Sentimental Value

     Getting ready to move has been forcing me to evaluate each and every belonging I possess.  It's a strange process deciding what is necessary and what can, and perhaps should, be done without.  In sorting I have come upon a strange (large) pile of objects that is not necessary, but sentimental.  These are the items I have avoided going through because in sorting them I must decide what experiences in my life are so important that I wish to continue holding on to the special little knick-knack that visually holds the memory for me.  The pile cannot be taken care of quickly because each and every object demands a reliving of the memory it holds.  After going through the pile last week, I came to the last object, placing it in the "keep" pile only to realize that the space where the "throw away" pile should be on the floor beside me was empty.  I hadn't found a single item I was willing to part with.

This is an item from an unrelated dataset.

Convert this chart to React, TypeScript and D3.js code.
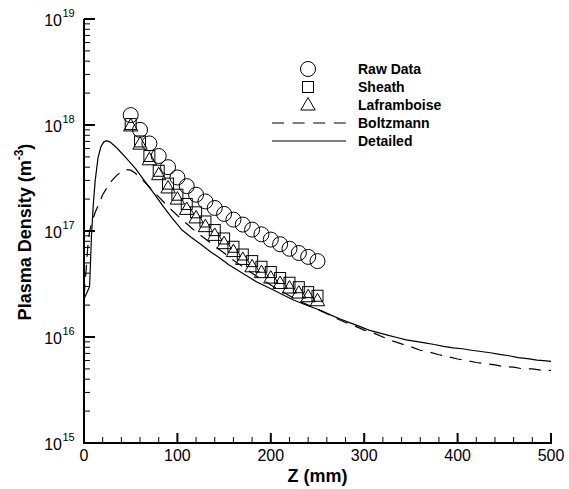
import * as d3 from 'd3';

const W = 569;
const H = 489;

// sampled at z = 50, 60, ... 250 mm
const probeZ = [50, 60, 70, 80, 90, 100, 110, 120, 130, 140, 150, 160, 170, 180, 190, 200, 210, 220, 230, 240, 250];
const rawData = [1.24e18, 9.0e17, 6.7e17, 5.1e17, 4.0e17, 3.2e17, 2.65e17, 2.2e17, 1.9e17, 1.65e17, 1.45e17, 1.28e17, 1.15e17, 1.03e17, 9.3e16, 8.3e16, 7.5e16, 6.8e16, 6.2e16, 5.7e16, 5.2e16];
const sheath = [1.02e18, 7.0e17, 5.1e17, 3.7e17, 2.8e17, 2.2e17, 1.8e17, 1.5e17, 1.23e17, 1.02e17, 8.5e16, 7.1e16, 6.0e16, 5.2e16, 4.6e16, 4.1e16, 3.6e16, 3.25e16, 2.95e16, 2.65e16, 2.45e16];
const laframboise = [9.8e17, 6.6e17, 4.7e17, 3.4e17, 2.55e17, 2.0e17, 1.6e17, 1.33e17, 1.1e17, 9.1e16, 7.6e16, 6.4e16, 5.4e16, 4.6e16, 4.05e16, 3.6e16, 3.2e16, 2.9e16, 2.6e16, 2.4e16, 2.2e16];

const boltzZ = [0, 2, 4, 6, 9, 12, 16, 20, 25, 30, 35, 40, 45, 50, 55, 60, 70, 80, 90, 100, 110, 120, 130, 140, 150, 160, 170, 180, 190, 200, 210, 220, 230, 240, 250, 260, 270, 280, 290, 300, 310, 320, 330, 340, 350, 360, 370, 380, 390, 400, 410, 420, 430, 440, 450, 460, 470, 480, 490, 500];
const boltzmann = [2.4e16, 4e16, 7e16, 1.0e17, 1.25e17, 1.5e17, 1.8e17, 2.2e17, 2.6e17, 3.0e17, 3.35e17, 3.6e17, 3.8e17, 3.75e17, 3.5e17, 3.2e17, 2.6e17, 2.1e17, 1.7e17, 1.4e17, 1.17e17, 9.8e16, 8.4e16, 7.2e16, 6.2e16, 5.3e16, 4.6e16, 4.0e16, 3.5e16, 3.1e16, 2.75e16, 2.45e16, 2.2e16, 2.0e16, 1.82e16, 1.66e16, 1.5e16, 1.37e16, 1.27e16, 1.16e16, 1.09e16, 1.0e16, 9.2e15, 8.6e15, 8.1e15, 7.5e15, 7.2e15, 6.8e15, 6.5e15, 6.2e15, 6.0e15, 5.75e15, 5.6e15, 5.45e15, 5.25e15, 5.2e15, 5.0e15, 5.0e15, 4.85e15, 4.85e15];

const detailZ = [0, 3, 6, 8, 10, 12, 15, 18, 21, 24, 28, 35, 45, 55, 65, 75, 85, 95, 105, 115, 125, 135, 145, 155, 165, 175, 185, 195, 205, 215, 225, 235, 245, 255, 265, 275, 285, 295, 305, 315, 325, 335, 345, 355, 365, 375, 385, 395, 405, 415, 425, 435, 445, 455, 465, 475, 485, 495, 500];
const detailed = [2.3e16, 2.6e16, 3.0e16, 9e16, 1.8e17, 3.0e17, 4.9e17, 6.2e17, 6.9e17, 7.1e17, 6.9e17, 6.1e17, 4.9e17, 3.9e17, 2.95e17, 2.25e17, 1.7e17, 1.3e17, 1.02e17, 8.7e16, 7.5e16, 6.4e16, 5.6e16, 4.8e16, 4.25e16, 3.75e16, 3.3e16, 3.0e16, 2.72e16, 2.45e16, 2.22e16, 2.05e16, 1.9e16, 1.76e16, 1.6e16, 1.47e16, 1.36e16, 1.26e16, 1.16e16, 1.1e16, 1.04e16, 9.9e15, 9.4e15, 9.1e15, 8.8e15, 8.5e15, 8.15e15, 7.9e15, 7.75e15, 7.5e15, 7.3e15, 7.1e15, 6.85e15, 6.65e15, 6.4e15, 6.25e15, 6.05e15, 5.95e15, 5.9e15];

const xTicks = [0, 100, 200, 300, 400, 500];
const yExponents = [15, 16, 17, 18, 19];
const legendItems = ['Raw Data', 'Sheath', 'Laframboise', 'Boltzmann', 'Detailed'];

const left = 84;
const right = 551;
const top = 19;
const bottom = 443;

export default function App() {
  const x = d3.scaleLinear().domain([0, 500]).range([left, right]);
  const y = d3.scaleLog().domain([1e15, 1e19]).range([bottom, top]);

  const line = d3
    .line<[number, number]>()
    .x((d) => x(d[0]))
    .y((d) => y(d[1]));

  const boltzPath = line(boltzZ.map((z, i) => [z, boltzmann[i]]));
  const detailPath = line(detailZ.map((z, i) => [z, detailed[i]]));

  const xMinor = d3.range(0, 501, 20).filter((v) => v % 100 !== 0);
  const yMinor: number[] = [];
  for (let e = 15; e < 19; e++) {
    for (let m = 2; m <= 9; m++) yMinor.push(m * Math.pow(10, e));
  }

  const tri = (cx: number, cy: number, s: number) =>
    `M${cx},${cy - s * 0.62}L${cx + s * 0.6},${cy + s * 0.42}L${cx - s * 0.6},${cy + s * 0.42}Z`;

  const font = 'Liberation Sans, Arial, sans-serif';
  const legX = 308;
  const legY = (i: number) => 69 + i * 18;

  return (
    <svg width={W} height={H} style={{ position: 'absolute', left: 0, top: 0, background: '#fff' }} fontFamily={font}>
      {/* curves */}
      <path d={detailPath || ''} fill="none" stroke="#000" strokeWidth={1.2} />
      <path d={boltzPath || ''} fill="none" stroke="#000" strokeWidth={1.2} strokeDasharray="12,8" />

      {/* markers */}
      {probeZ.map((z, i) => (
        <circle key={'c' + i} cx={x(z)} cy={y(rawData[i])} r={7.5} fill="none" stroke="#000" strokeWidth={1} />
      ))}
      {probeZ.map((z, i) => (
        <rect key={'s' + i} x={x(z) - 5.5} y={y(sheath[i]) - 5.5} width={11} height={11} fill="none" stroke="#000" strokeWidth={1} />
      ))}
      {probeZ.map((z, i) => (
        <path key={'t' + i} d={tri(x(z), y(laframboise[i]), 12)} fill="none" stroke="#000" strokeWidth={1} />
      ))}

      {/* axes */}
      <line x1={left} x2={left} y1={top} y2={bottom + 1} stroke="#000" strokeWidth={2} />
      <line x1={left - 1} x2={right + 1} y1={bottom} y2={bottom} stroke="#000" strokeWidth={2} />
      {xTicks.map((t) => (
        <g key={'xt' + t}>
          <line x1={x(t)} x2={x(t)} y1={bottom} y2={bottom - 10} stroke="#000" strokeWidth={2} />
          <text x={x(t)} y={bottom + 18} textAnchor="middle" fontSize={16}>
            {t}
          </text>
        </g>
      ))}
      {xMinor.map((t) => (
        <line key={'xm' + t} x1={x(t)} x2={x(t)} y1={bottom} y2={bottom - 6} stroke="#000" strokeWidth={1} />
      ))}
      {yExponents.map((e) => (
        <g key={'yt' + e}>
          <line x1={left} x2={left + 11} y1={y(Math.pow(10, e))} y2={y(Math.pow(10, e))} stroke="#000" strokeWidth={2} />
          <text x={62} y={y(Math.pow(10, e)) + 7} textAnchor="end" fontSize={16}>
            10
          </text>
          <text x={62.5} y={y(Math.pow(10, e)) - 2} textAnchor="start" fontSize={11}>
            {e}
          </text>
        </g>
      ))}
      {yMinor.map((v, i) => (
        <line key={'ym' + i} x1={left} x2={left + 6} y1={y(v)} y2={y(v)} stroke="#000" strokeWidth={1} />
      ))}

      {/* axis titles */}
      <text x={(left + right) / 2} y={482} textAnchor="middle" fontSize={18} fontWeight="bold">
        Z (mm)
      </text>
      <text transform="translate(31,232) rotate(-90)" textAnchor="middle" fontSize={18} fontWeight="bold">
        Plasma Density (m
        <tspan dy={-8} fontSize={12}>-3</tspan>
        <tspan dy={8}>)</tspan>
      </text>

      {/* legend */}
      <circle cx={legX} cy={legY(0)} r={7.5} fill="none" stroke="#000" strokeWidth={1} />
      <rect x={legX - 5.5} y={legY(1) - 5.5} width={11} height={11} fill="none" stroke="#000" strokeWidth={1} />
      <path d={tri(legX, legY(2), 12)} fill="none" stroke="#000" strokeWidth={1} />
      <line x1={272} x2={346} y1={legY(3)} y2={legY(3)} stroke="#000" strokeWidth={1.2} strokeDasharray="12,8.6" />
      <line x1={272} x2={346} y1={legY(4)} y2={legY(4)} stroke="#000" strokeWidth={1.2} />
      {legendItems.map((s, i) => (
        <text key={s} x={358} y={legY(i) + 5} fontSize={14} fontWeight="bold">
          {s}
        </text>
      ))}
    </svg>
  );
}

 Giving up sentimental objects has always been a difficult task for me.  It's not that I worry that the memory will be forgotten if the sentimental object is thrown out.  My worry is simply that the memory will never again be called to mind if the object is discarded.  In saving the pile I feel comforted knowing that eventually a new time in my life will come when I will be forced to forge back into the pile to revisit my memories and make new decisions about what is valuable.  I know I won't go through the pile again until this time.  I never do.  Will I save everything again next time?  Perhaps going through the pile is itself an important journey as you remember the experiences that have brought you to this place and carry those things (both physically and internally) with you onto new places.